Portanto: em dois concertos que a NYPO trouxe a Londres somente a sinfonia de Tchaikovsky fugiu da "modernidade". E funcionou. Melhor: todos adoraram e pediram mais, ao ponto da Maazel se ver "obrigado", devido ao entusiasmo dos aplausos, a oferecer um total de cinco "encores" nos dois concertos. Claro! Com uma orquestra como a NYPO dirigida por este maestro...
Seria injusto ignorar o concerto do dia seguinte, 30 de Agosto, com a Oslo Philharmonic Orchestra, dirigida por Jukka-Pekka Saraste.
Primeiro, porque se trata de uma excelente orquestra dirigida por um excelente maestro. Segundo, porque interpretou um fantástico programa que acrescentou ainda mais luminosidade e genialidade a estes Proms: Seth die Sonne, de Magnus Lindberg; concerto para piano e orquestra no. 3, de Serguei Rachmaninov, onde foi solista Nikolai Lugansky; e a fabulosa sinfonia no. 1 de Jean Sibelius.
Magnus Lindberg, todos sabemos ser um dos mais criativos e mais relevantes compositores da actualidade. Possui uma escrita libre, recusa todas as ortodoxias e baseia-se frequentemente nos espectros sonoros a partir dos quais elabora uma macro-estrutura fundada nos elementos discretos que organiza a partir da análise de um determinado espectro sonoro. Esta obra, que foi apresentada pela primeira vez em Inglaterra, reflete a filosofia que preside ao trabalho deste criador: uma obra que recusa um "corpus homogeneous" subordinado a um pensamento circular. Uma obra que trata o impacto sonoro, o jogo de sonoridades e dos elementos que as constituem. Uma obra que comunica com os ouvintes e visa a musicalidade. Pekka Saraste entendeu, a orquestra compreendeu e o resultado fez levantar os ouvintes das cadeiras (os da arena estavam por natureza, e escolha, levantados...) para aplaudir e saudar o compositor que agradeceu poder ter uma maestro e uma orquestra de grande classe para interpretar a sua obra. E claro, uma casa como o Royal Albert Hall carregada com muitos milhares de ouvintes...

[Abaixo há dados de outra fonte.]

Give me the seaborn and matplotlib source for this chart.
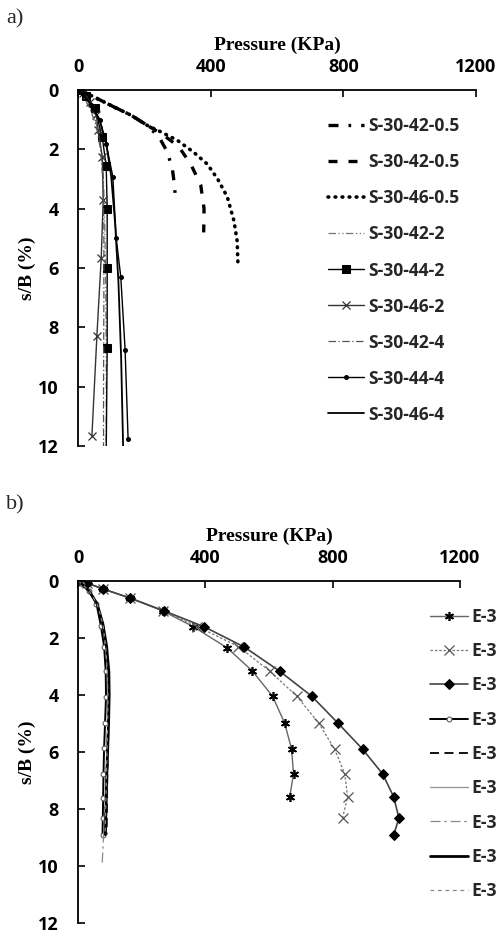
import matplotlib
matplotlib.use("Agg")
import matplotlib.pyplot as plt
import seaborn as sns

sns.set_theme(style="white")
plt.rcParams['font.family'] = ['Open Sans', 'DejaVu Sans']
plt.rcParams['font.weight'] = 'bold'

# ---------------- data: panel a) ----------------
labels_a = ["S-30-42-0.5", "S-30-42-0.5", "S-30-46-0.5", "S-30-42-2", "S-30-44-2",
            "S-30-46-2", "S-30-42-4", "S-30-44-4", "S-30-46-4"]
p_a1 = [0, 20, 60, 110, 160, 210, 245, 270, 285, 292, 293]
s_a1 = [0, 0.08, 0.3, 0.58, 0.85, 1.2, 1.6, 2.1, 2.7, 3.3, 3.8]
p_a2 = [0, 20, 60, 110, 160, 210, 255, 303, 340, 370, 380, 379]
s_a2 = [0, 0.08, 0.3, 0.58, 0.85, 1.2, 1.5, 1.9, 2.5, 3.2, 4.0, 4.8]
p_a3 = [0, 20, 60, 110, 160, 210, 248, 300, 349, 390, 421, 450, 470, 480, 482]
s_a3 = [0, 0.08, 0.3, 0.58, 0.85, 1.2, 1.4, 1.7, 2.1, 2.5, 3.0, 3.6, 4.4, 5.1, 5.8]
p_a4 = [0, 10, 30, 50, 65, 75, 80, 83, 85, 85]
s_a4 = [0, 0.1, 0.4, 0.9, 1.6, 2.5, 4.0, 6.0, 9.0, 12.0]
p_a5 = [0, 25, 50, 73, 85, 88, 88, 88, 85]
s_a5 = [0, 0.2, 0.6, 1.58, 2.56, 4.0, 6.0, 8.7, 12.3]
p_a6 = [0, 15, 35, 55, 61, 73, 76, 70, 57, 42]
s_a6 = [0, 0.1, 0.4, 0.84, 1.35, 2.25, 3.7, 5.66, 8.28, 11.65]
p_a7 = [0, 15, 35, 55, 68, 75, 78, 78, 77, 77]
s_a7 = [0, 0.2, 0.6, 1.2, 2.0, 3.0, 4.5, 7.0, 10.0, 12.0]
p_a8 = [0, 15, 40, 65, 85, 105, 115, 129, 142, 151]
s_a8 = [0, 0.15, 0.5, 1.0, 1.82, 2.92, 4.98, 6.3, 8.75, 11.75]
p_a9 = [0, 15, 40, 65, 85, 100, 112, 122, 130, 136]
s_a9 = [0, 0.15, 0.5, 1.0, 1.8, 2.9, 4.5, 6.5, 9.0, 12.0]

# ---------------- data: panel b) ----------------
labels_b = ["E-30-42-0.5", "E-30-44-0.5", "E-30-46-0.5", "E-30-42-2", "E-30-44-2",
            "E-30-46-2", "E-30-42-4", "E-30-44-4", "E-30-46-4"]
p_b1 = [0, 28, 79, 164, 266, 362, 469, 548, 611, 649, 671, 677, 665]
s_b1 = [0, 0.07, 0.28, 0.6, 1.05, 1.6, 2.35, 3.16, 4.04, 4.98, 5.9, 6.77, 7.58]
p_b2 = [0, 28, 79, 164, 268, 375, 504, 602, 687, 756, 806, 838, 847, 831]
s_b2 = [0, 0.07, 0.28, 0.6, 1.05, 1.6, 2.3, 3.16, 4.04, 4.98, 5.9, 6.77, 7.58, 8.32]
p_b3 = [0, 28, 79, 164, 271, 397, 523, 633, 734, 816, 894, 957, 992, 1008, 992]
s_b3 = [0, 0.07, 0.28, 0.6, 1.05, 1.61, 2.32, 3.16, 4.04, 4.98, 5.9, 6.77, 7.58, 8.32, 8.91]
p_b4 = [0, 12, 35, 58, 72, 82, 87, 88, 85, 82, 80, 79, 78, 77]
s_b4 = [0, 0.1, 0.35, 0.8, 1.58, 2.3, 3.15, 4.06, 4.98, 5.87, 6.78, 7.6, 8.3, 8.92]
p_b5 = [0, 12, 35, 60, 78, 88, 95, 97, 96, 94, 92, 91, 90]
s_b5 = [0, 0.1, 0.35, 0.8, 1.5, 2.3, 3.2, 4.0, 5.0, 6.0, 7.0, 8.0, 8.9]
p_b6 = [0, 12, 35, 60, 78, 88, 94, 96, 95, 93, 91, 89, 88]
s_b6 = [0, 0.1, 0.35, 0.8, 1.5, 2.3, 3.2, 4.0, 5.0, 6.0, 7.0, 8.0, 8.9]
p_b7 = [0, 12, 35, 60, 78, 88, 93, 95, 93, 90, 87, 84, 80, 76]
s_b7 = [0, 0.1, 0.35, 0.8, 1.5, 2.3, 3.2, 4.0, 5.0, 6.0, 7.0, 8.0, 9.0, 9.9]
p_b8 = [0, 12, 35, 60, 78, 90, 97, 98, 96, 93, 90, 88, 86]
s_b8 = [0, 0.1, 0.35, 0.8, 1.5, 2.3, 3.2, 4.0, 5.0, 6.0, 7.0, 8.0, 8.9]
p_b9 = [0, 12, 35, 60, 78, 87, 92, 94, 93, 91, 89, 87, 85]
s_b9 = [0, 0.1, 0.35, 0.8, 1.5, 2.3, 3.2, 4.0, 5.0, 6.0, 7.0, 8.0, 8.9]

x_ticks = [0, 400, 800, 1200]
y_ticks = [0, 2, 4, 6, 8, 10, 12]

series_a = [(p_a1, s_a1), (p_a2, s_a2), (p_a3, s_a3), (p_a4, s_a4), (p_a5, s_a5),
            (p_a6, s_a6), (p_a7, s_a7), (p_a8, s_a8), (p_a9, s_a9)]
series_b = [(p_b1, s_b1), (p_b2, s_b2), (p_b3, s_b3), (p_b4, s_b4), (p_b5, s_b5),
            (p_b6, s_b6), (p_b7, s_b7), (p_b8, s_b8), (p_b9, s_b9)]

styles_a = [
    dict(color='black', lw=2.4, linestyle=(0, (3.0, 3.0, 0.8, 3.0))),
    dict(color='black', lw=2.4, linestyle=(0, (2.7, 3.3))),
    dict(color='black', lw=2.6, linestyle=(0, (0.2, 1.75)), dash_capstyle='round'),
    dict(color='#777777', lw=0.9, linestyle=(0, (6, 2, 1, 2, 1, 2))),
    dict(color='black', lw=1.0, linestyle='-', marker='s', ms=5.5, mfc='black', mec='black'),
    dict(color='#333333', lw=1.0, linestyle='-', marker='x', ms=6, mew=0.9, mec='#333333'),
    dict(color='#555555', lw=0.9, linestyle=(0, (6, 2, 1, 2))),
    dict(color='black', lw=1.0, linestyle='-', marker='o', ms=2.8, mfc='black', mec='black'),
    dict(color='black', lw=1.3, linestyle='-'),
]
styles_b = [
    dict(color='#666666', lw=1.0, linestyle='-', marker=(6, 2, 0), ms=6.5, mec='black', mew=1.2),
    dict(color='#777777', lw=0.9, linestyle=(0, (2, 1.5)), marker='x', ms=6.5, mec='#555555', mew=0.9),
    dict(color='#444444', lw=1.2, linestyle='-', marker='D', ms=5, mfc='black', mec='black'),
    dict(color='black', lw=1.4, linestyle='-', marker='o', ms=3.5, mfc='white', mec='#555555'),
    dict(color='black', lw=1.3, linestyle=(0, (5, 3))),
    dict(color='#999999', lw=1.0, linestyle='-'),
    dict(color='#888888', lw=0.9, linestyle=(0, (8, 3, 2, 3))),
    dict(color='black', lw=2.0, linestyle='-'),
    dict(color='#888888', lw=0.9, linestyle=(0, (3, 3))),
]

W, H = 496, 933
fig = plt.figure(figsize=(W / 100, H / 100), dpi=100)
ax1 = fig.add_axes([78 / W, 1 - 446 / H, (476 - 78) / W, (446 - 90) / H])
ax2 = fig.add_axes([78 / W, 1 - 923 / H, (460 - 78) / W, (923 - 581) / H])

serif = dict(family='Liberation Serif', weight='bold', size=14)

for ax, series, styles, labels in [(ax1, series_a, styles_a, labels_a),
                                   (ax2, series_b, styles_b, labels_b)]:
    for (p, s), st, lbl in zip(series, styles, labels):
        sns.lineplot(x=p, y=s, sort=False, estimator=None, ax=ax, label=lbl, **st)
    leg = ax.get_legend()
    if leg is not None:
        leg.remove()
    ax.set_xlim(0, 1200)
    ax.set_ylim(12, 0)
    ax.xaxis.tick_top()
    ax.xaxis.set_label_position('top')
    ax.set_xticks(x_ticks)
    ax.set_yticks(y_ticks)
    ax.set_xticklabels([str(v) for v in x_ticks])
    ax.set_yticklabels([str(v) for v in y_ticks])
    for side in ['right', 'bottom']:
        ax.spines[side].set_visible(False)
    for side in ['top', 'left']:
        ax.spines[side].set_visible(True)
        ax.spines[side].set_color('black')
        ax.spines[side].set_linewidth(1.3)
    ax.tick_params(axis='x', direction='in', length=5, width=1.2, color='black',
                   labelsize=13, pad=10, top=True, bottom=False, labeltop=True, labelbottom=False)
    ax.tick_params(axis='y', direction='in', length=5, width=1.2, color='black',
                   labelsize=13, pad=14, left=True)
    for t in ax.get_xticklabels() + ax.get_yticklabels():
        t.set_fontweight('bold')
        t.set_color('black')
    ax.set_xlabel('Pressure (KPa)', fontdict=serif, labelpad=6, color='black')
    ax.set_ylabel('s/B (%)', fontdict=serif, labelpad=1, color='black')
    ax.grid(False)
    ax.set_facecolor('none')

legprop = dict(family='Open Sans', weight='bold', size=12.6)
h1, l1 = ax1.get_legend_handles_labels()
fig.legend(h1, l1, loc='center left', bbox_to_anchor=(328 / W, 1 - 270.5 / H),
           frameon=False, prop=legprop, borderaxespad=0,
           labelspacing=1.03, handlelength=2.05, handletextpad=0.25, borderpad=0)
h2, l2 = ax2.get_legend_handles_labels()
fig.legend(h2, l2, loc='center left', bbox_to_anchor=(430 / W, 1 - 754 / H),
           frameon=False, prop=legprop, borderaxespad=0,
           labelspacing=0.93, handlelength=2.17, handletextpad=0.2, borderpad=0)

fig.text(6 / W, 1 - 19 / H, 'a)', family='Liberation Serif', fontsize=16, weight='normal',
         va='center', ha='left')
fig.text(6 / W, 1 - 505 / H, 'b)', family='Liberation Serif', fontsize=16, weight='normal',
         va='center', ha='left')

fig.savefig('out.png', dpi=100, facecolor='white')
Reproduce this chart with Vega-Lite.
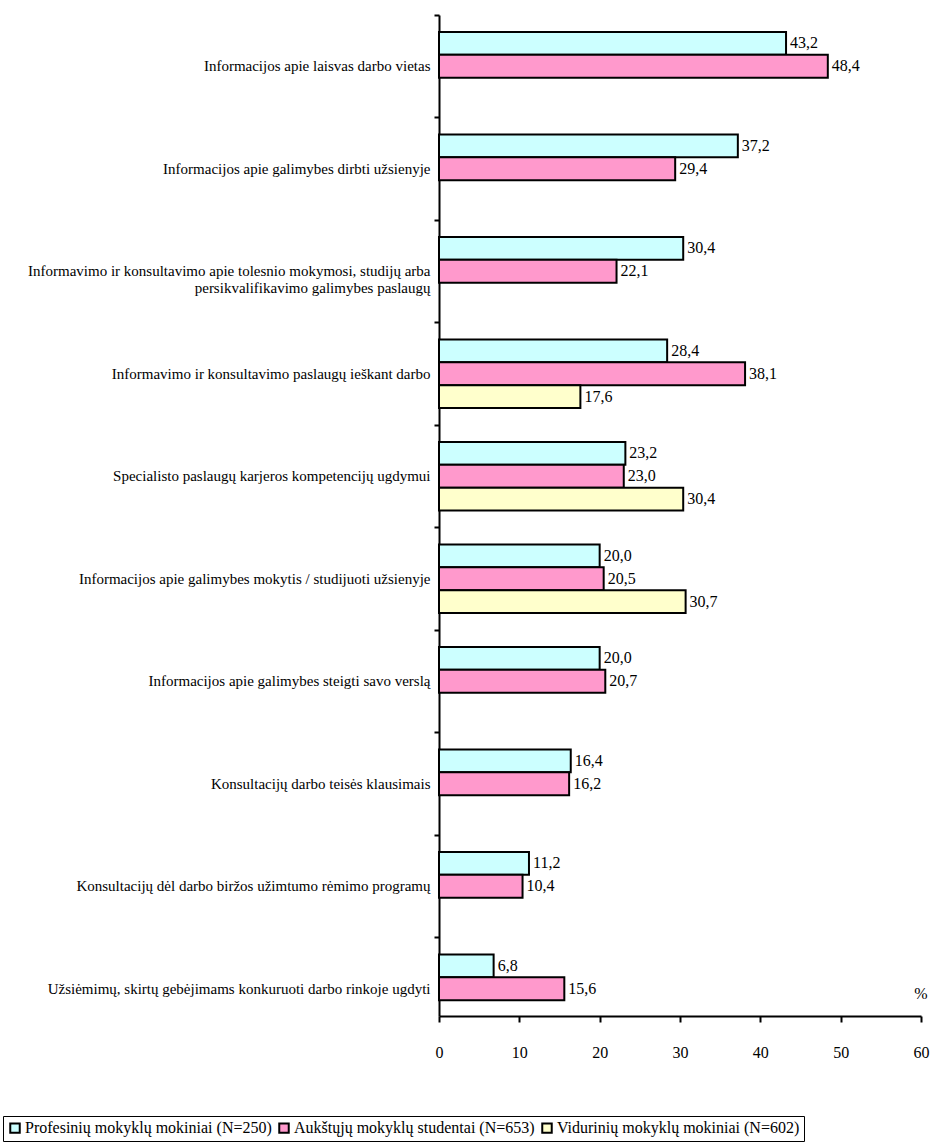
{
  "$schema": "https://vega.github.io/schema/vega-lite/v6.json",
  "width": 482,
  "height": 1001,
  "padding": {"left": 2, "top": 14, "right": 4, "bottom": 2},
  "config": {
    "font": "Liberation Serif",
    "view": {"stroke": null},
    "locale": {"number": {"decimal": ",", "thousands": " ", "grouping": [3], "currency": ["", " €"]}}
  },
  "data": {
    "values": [
      {"category": "Informacijos apie laisvas darbo vietas", "group": "Profesinių mokyklų mokiniai (N=250)", "value": 43.2},
      {"category": "Informacijos apie laisvas darbo vietas", "group": "Aukštųjų mokyklų studentai (N=653)", "value": 48.4},
      {"category": "Informacijos apie galimybes dirbti užsienyje", "group": "Profesinių mokyklų mokiniai (N=250)", "value": 37.2},
      {"category": "Informacijos apie galimybes dirbti užsienyje", "group": "Aukštųjų mokyklų studentai (N=653)", "value": 29.4},
      {"category": "Informavimo ir konsultavimo apie tolesnio mokymosi, studijų arba persikvalifikavimo galimybes paslaugų", "group": "Profesinių mokyklų mokiniai (N=250)", "value": 30.4},
      {"category": "Informavimo ir konsultavimo apie tolesnio mokymosi, studijų arba persikvalifikavimo galimybes paslaugų", "group": "Aukštųjų mokyklų studentai (N=653)", "value": 22.1},
      {"category": "Informavimo ir konsultavimo paslaugų ieškant darbo", "group": "Profesinių mokyklų mokiniai (N=250)", "value": 28.4},
      {"category": "Informavimo ir konsultavimo paslaugų ieškant darbo", "group": "Aukštųjų mokyklų studentai (N=653)", "value": 38.1},
      {"category": "Informavimo ir konsultavimo paslaugų ieškant darbo", "group": "Vidurinių mokyklų mokiniai (N=602)", "value": 17.6},
      {"category": "Specialisto paslaugų karjeros kompetencijų ugdymui", "group": "Profesinių mokyklų mokiniai (N=250)", "value": 23.2},
      {"category": "Specialisto paslaugų karjeros kompetencijų ugdymui", "group": "Aukštųjų mokyklų studentai (N=653)", "value": 23.0},
      {"category": "Specialisto paslaugų karjeros kompetencijų ugdymui", "group": "Vidurinių mokyklų mokiniai (N=602)", "value": 30.4},
      {"category": "Informacijos apie galimybes mokytis / studijuoti užsienyje", "group": "Profesinių mokyklų mokiniai (N=250)", "value": 20.0},
      {"category": "Informacijos apie galimybes mokytis / studijuoti užsienyje", "group": "Aukštųjų mokyklų studentai (N=653)", "value": 20.5},
      {"category": "Informacijos apie galimybes mokytis / studijuoti užsienyje", "group": "Vidurinių mokyklų mokiniai (N=602)", "value": 30.7},
      {"category": "Informacijos apie galimybes steigti savo verslą", "group": "Profesinių mokyklų mokiniai (N=250)", "value": 20.0},
      {"category": "Informacijos apie galimybes steigti savo verslą", "group": "Aukštųjų mokyklų studentai (N=653)", "value": 20.7},
      {"category": "Konsultacijų darbo teisės klausimais", "group": "Profesinių mokyklų mokiniai (N=250)", "value": 16.4},
      {"category": "Konsultacijų darbo teisės klausimais", "group": "Aukštųjų mokyklų studentai (N=653)", "value": 16.2},
      {"category": "Konsultacijų dėl darbo biržos užimtumo rėmimo programų", "group": "Profesinių mokyklų mokiniai (N=250)", "value": 11.2},
      {"category": "Konsultacijų dėl darbo biržos užimtumo rėmimo programų", "group": "Aukštųjų mokyklų studentai (N=653)", "value": 10.4},
      {"category": "Užsiėmimų, skirtų gebėjimams konkuruoti darbo rinkoje ugdyti", "group": "Profesinių mokyklų mokiniai (N=250)", "value": 6.8},
      {"category": "Užsiėmimų, skirtų gebėjimams konkuruoti darbo rinkoje ugdyti", "group": "Aukštųjų mokyklų studentai (N=653)", "value": 15.6}
    ]
  },
  "encoding": {
    "y": {
      "field": "category",
      "type": "nominal",
      "sort": null,
      "scale": {"range": [0, 1025], "paddingInner": 0, "paddingOuter": 0},
      "axis": {
        "title": null,
        "bandPosition": 0,
        "domainColor": "black",
        "domainWidth": 2,
        "domainDash": [1001, 3000],
        "tickColor": "black",
        "tickWidth": 2,
        "tickSize": 5,
        "labelPadding": 4,
        "labelFontSize": 15,
        "labelColor": "black",
        "labelLimit": 500,
        "labelExpr": "datum.label == 'Informavimo ir konsultavimo apie tolesnio mokymosi, studijų arba persikvalifikavimo galimybes paslaugų' ? ['Informavimo ir konsultavimo apie tolesnio mokymosi, studijų arba', 'persikvalifikavimo galimybes paslaugų'] : datum.label"
      }
    },
    "yOffset": {
      "field": "group",
      "type": "nominal",
      "sort": null,
      "scale": {
        "domain": ["Profesinių mokyklų mokiniai (N=250)", "Aukštųjų mokyklų studentai (N=653)", "Vidurinių mokyklų mokiniai (N=602)"],
        "paddingInner": 0,
        "paddingOuter": 0.75
      }
    },
    "x": {
      "field": "value",
      "type": "quantitative",
      "scale": {"domain": [0, 60], "nice": false},
      "axis": {
        "title": "%",
        "titleFontSize": 16,
        "titleFontWeight": "normal",
        "titleColor": "black",
        "titleX": 488,
        "titleY": -18,
        "titleAlign": "right",
        "titleBaseline": "alphabetic",
        "values": [0, 10, 20, 30, 40, 50, 60],
        "format": "d",
        "grid": false,
        "domainColor": "black",
        "domainWidth": 2,
        "tickColor": "black",
        "tickWidth": 2,
        "tickSize": 6,
        "labelPadding": 22,
        "labelFontSize": 16,
        "labelColor": "black",
        "labelFlush": false
      }
    }
  },
  "layer": [
    {
      "mark": {"type": "bar", "stroke": "black", "strokeWidth": 2},
      "encoding": {
        "color": {
          "field": "group",
          "type": "nominal",
          "sort": null,
          "scale": {
            "domain": ["Profesinių mokyklų mokiniai (N=250)", "Aukštųjų mokyklų studentai (N=653)", "Vidurinių mokyklų mokiniai (N=602)"],
            "range": ["#CCFFFF", "#FF99CC", "#FFFFCC"]
          },
          "legend": {
            "title": null,
            "orient": "none",
            "direction": "horizontal",
            "legendX": -436,
            "legendY": 1101,
            "strokeColor": "black",
            "padding": 4,
            "symbolType": "square",
            "symbolSize": 90,
            "symbolStrokeColor": "black",
            "symbolStrokeWidth": 2,
            "symbolOpacity": 1,
            "labelFontSize": 16,
            "labelColor": "black",
            "labelLimit": 400,
            "labelOffset": 2,
            "columnPadding": 3
          }
        }
      }
    },
    {
      "mark": {"type": "text", "align": "left", "baseline": "middle", "dx": 4, "fontSize": 16, "color": "black"},
      "encoding": {
        "text": {"field": "value", "type": "quantitative", "format": ".1f"}
      }
    }
  ]
}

O concerto de Rachmaninov por Lugansky fez, como seria de esperar, ouvir milhares de "bravos" para um pianista que prescindiu de oferecer qualquer "encore" (se tivessem aplaudido um pouco mais ele acabaria por ceder...), muito compreensivelmente pois este concerto deixa exausto qualquer um...
Finalmente a genial primeira sinfonia de Sibelius. Esta sinfonia, todas as sinfonias de Sibelius, pertencem ao grande e mais eterno patrimonio da humanidade. Mas esta primeira sinfonia consegue comover-me mais que as outras, mais inovadoras e mesmo mais interessantes, que o grande Sibelius escreveu. Esta sinfonia noticia o ponto a que Sibelius iria levar a sua escrita em ruptura com um passado marcado por obras marcadas por um pensamento de cariz wagneriano, construindo o seu estilo pessoal, "conservador" porque totalmente desinteressado do pensamento da segunda escola de Wien. Claro que Wagner deixou marcas presentes na primeira sinfonia de Sibelius. A criatividade de Sibelius assumiu-as com naturalidade mas negou-lhes qualquer papel fundamental, e Sibelius surge, com todo explendor, como ele mesmo, Jean Sibelius, um dos maiores criadores musicais de todos os tempos, logo na sua primeira sinfonia.
Pekka Saraste demonstrou compreender o seu compatriota Jean Sibelius melhor que por vezes poderiamos imaginar e o resultado foi simplesmente deslumbrante, forte e comovente. Claro: devido ao excelente desempenho da orquestra. Evidentemente. Mas depois deste concerto creio que especialmente devido ao talento de Saraste que soube conduzir a orquestra a este ponto.